6 Reasons Why People Still Provide Feedback
Whether it’s the department store clerk asking me to rate my experience or a business partner seeking my feedback, it seems like every day I’m asked to complete some type of survey. With so many requests for feedback, it’s easy to wonder: do customers still respond to surveys?
For every survey we field, we achieve a statistically valid sample with high response rates – so we can say confidently that yes, customers still do respond to surveys! When respondents feel they have some sort of an investment in the outcome, they are more likely to complete your survey. On the other hand, when respondents don’t feel like their feedback will be used to influence their experience in a positive way, they are less likely to respond to your survey.
Why do customers still respond to surveys?
1) They expect someone is listening: This is the primary reason why anyone responds to a survey. If the organization conducting the survey isn’t listening to the feedback that is provided, what’s the point? Reassuring respondents that their completion of the survey isn’t in vain is priority number one.
2) They believe their feedback will drive action: When they have an issue or concern, respondents expect that the organization conducting the survey will take action on the feedback they provide. This generally starts out as a narrow focus – “Please correct this issue with the weekly report I’m receiving” – and, as their individual concerns are addressed, you may find them increasingly providing advice on the strategic direction of the organization from their vantage point as a customer.
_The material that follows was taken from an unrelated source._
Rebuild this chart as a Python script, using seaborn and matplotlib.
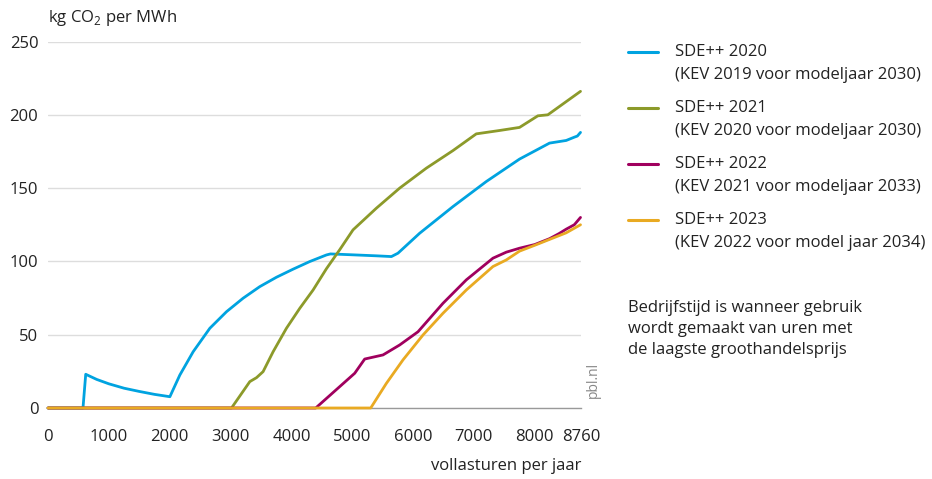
import numpy as np
import pandas as pd
import seaborn as sns
import matplotlib.pyplot as plt
from matplotlib.lines import Line2D

# data
uren_2020 = [0, 575, 620, 800, 1000, 1250, 1500, 1750, 2003, 2167, 2386, 2660, 2934, 3207, 3481,
             3755, 4028, 4302, 4576, 4642, 5000, 5400, 5644, 5752, 6108, 6656, 7204, 7750,
             8243, 8517, 8654, 8700, 8752]
co2_2020 = [0, 0, 23, 19.5, 16.5, 13.5, 11.3, 9.3, 7.7, 22.5, 38.4, 54.4, 65.7, 74.9, 82.8,
            89.2, 94.7, 99.9, 104.4, 105.1, 104.5, 103.8, 103.3, 105.6, 119.2, 137.4, 154.5, 169.8,
            180.7, 182.5, 184.8, 185.5, 188]

uren_2021 = [0, 3016, 3317, 3427, 3535, 3700, 3919, 4138, 4357, 4576, 4795, 5013, 5397, 5780,
             6218, 6656, 7039, 7422, 7750, 8051, 8215, 8752]
co2_2021 = [0, 0, 18, 20.7, 24.8, 38.4, 54.4, 68, 80.5, 95, 108, 121.5, 136.3, 150,
            163.6, 175.6, 187, 189.3, 191.4, 199.3, 200, 216]

uren_2022 = [0, 4400, 5041, 5205, 5506, 5780, 6081, 6491, 6875, 7313, 7532, 7750, 8000, 8243,
             8400, 8517, 8650, 8752]
co2_2022 = [0, 0, 23.7, 33.4, 36.2, 43, 52, 71.4, 87.4, 102.2, 106.3, 109, 111.5, 115.5,
            119, 122, 125, 130]

uren_2023 = [0, 5304, 5561, 5834, 6163, 6491, 6875, 7313, 7532, 7750, 8000, 8243, 8517, 8752]
co2_2023 = [0, 0, 16.8, 32.8, 49.8, 64.6, 80.5, 96.5, 101, 107, 111, 115, 119.5, 125]

namen = ["SDE++ 2020", "SDE++ 2021", "SDE++ 2022", "SDE++ 2023"]
subnamen = ["(KEV 2019 voor modeljaar 2030)", "(KEV 2020 voor modeljaar 2030)",
            "(KEV 2021 voor modeljaar 2033)", "(KEV 2022 voor model jaar 2034)"]
kleuren = ["#00a3e0", "#8c9a2a", "#a0005e", "#e9aa22"]

xticks = [0, 1000, 2000, 3000, 4000, 5000, 6000, 7000, 8000, 8760]
yticks = [0, 50, 100, 150, 200, 250]

delen = []
for naam, x, y in zip(namen, [uren_2020, uren_2021, uren_2022, uren_2023],
                      [co2_2020, co2_2021, co2_2022, co2_2023]):
    delen.append(pd.DataFrame({"uren": x, "co2": y, "reeks": naam}))
df = pd.concat(delen, ignore_index=True)

sns.set_style("white")
plt.rcParams['font.family'] = ['Open Sans', 'DejaVu Sans']
plt.rcParams['mathtext.fontset'] = 'custom'
plt.rcParams['mathtext.rm'] = 'Open Sans'

fig = plt.figure(figsize=(9.32, 4.79), dpi=100)
ax = fig.add_axes([48/932, 1-408/479, (581-48)/932, (408-41.5)/479])

sns.lineplot(data=df, x="uren", y="co2", hue="reeks", palette=kleuren,
             estimator=None, sort=False, linewidth=2.0, legend=False, ax=ax)
for ln in ax.lines:
    ln.set_clip_on(False)
    ln.set_solid_joinstyle("round")

ax.set_xlim(0, 8760)
ax.set_ylim(0, 250)
ax.set_xticks(xticks)
ax.set_xticklabels([str(t) for t in xticks])
ax.set_xticks(np.arange(500, 8760, 1000), minor=True)
ax.set_yticks(yticks)
ax.tick_params(axis="x", which="major", length=9, width=1, color="#999999",
               labelsize=12, labelcolor="#222222", pad=6)
ax.tick_params(axis="x", which="minor", length=5, width=1, color="#999999")
ax.tick_params(axis="y", length=0, labelsize=12, labelcolor="#222222", pad=7)
ax.grid(axis="y", color="#dddddd", linewidth=1)
ax.set_axisbelow(True)
for s in ["top", "right", "left"]:
    ax.spines[s].set_visible(False)
ax.spines["bottom"].set_color("#999999")
ax.spines["bottom"].set_linewidth(1)
ax.spines["bottom"].set_zorder(0)
ax.set_xlabel("")
ax.set_ylabel("")

fig.text(48/932, 1-18/479, "kg CO$_\\mathrm{2}$ per MWh", fontsize=12,
         color="#222222", ha="left", va="center")
fig.text(581/932, 1-466/479, "vollasturen per jaar", fontsize=12,
         color="#222222", ha="right", va="center")
fig.text(593/932, 1-380/479, "pbl.nl", fontsize=10, color="#888888",
         rotation=90, ha="center", va="center")

# legenda
y0 = 52
for i in range(4):
    yy = y0 + i * 56
    fig.add_artist(Line2D([628/932, 658/932], [1-yy/479, 1-yy/479],
                          color=kleuren[i], linewidth=2.2))
    fig.text(675/932, 1-yy/479, namen[i], fontsize=12, color="#222222",
             ha="left", va="center")
    fig.text(675/932, 1-(yy+23)/479, subnamen[i], fontsize=12,
             color="#222222", ha="left", va="center")

fig.text(628/932, 1-329/479,
         "Bedrijfstijd is wanneer gebruik\nwordt gemaakt van uren met\nde laagste groothandelsprijs",
         fontsize=12, color="#222222", ha="left", va="center", linespacing=1.45)

fig.savefig("out.png", dpi=100)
3) They want to praise someone: Enthusiastic respondents who have had a great experience tend to call out specific individuals for praise. We see this all the time in our work – “Sally is fantastic!” “Bill is coming into his new role very well!” People like giving credit where credit is due.
4) They do it for the incentive: Depending on the type of survey you are conducting, customers may think “What’s in it for me?” While we typically advise against offering an incentive in a B2B context, it can be effective in boosting response rates in competitive research-type surveys (or lengthy product-centric surveys). “Win a Free iPad!” is certainly tempting, but consider donating to a charity or providing the results of the study in lieu of monetary offers.
5) They are asked nicely: The desire to be helpful is intrinsic in nearly everyone – simply asking in a nice, formal way is, many times, all that is needed. Just make sure that you don’t ask for high scores – we’re after accurate feedback, not biased information.
6) They feel a connection with the person or organization: Related to the last point, customers who have favorable views of the people they partner with believe it is important to respond to surveys as it’s a direct reflection of their relationship.
The key to implementing a successful survey is to understand customers’ reasons for responding to a survey and adapting your survey design to either appeal to, or mitigate, those reasons. This in turn leads to high response rates and valid, actionable results. Finally, whatever action you’re taking on this make sure it is based on good data.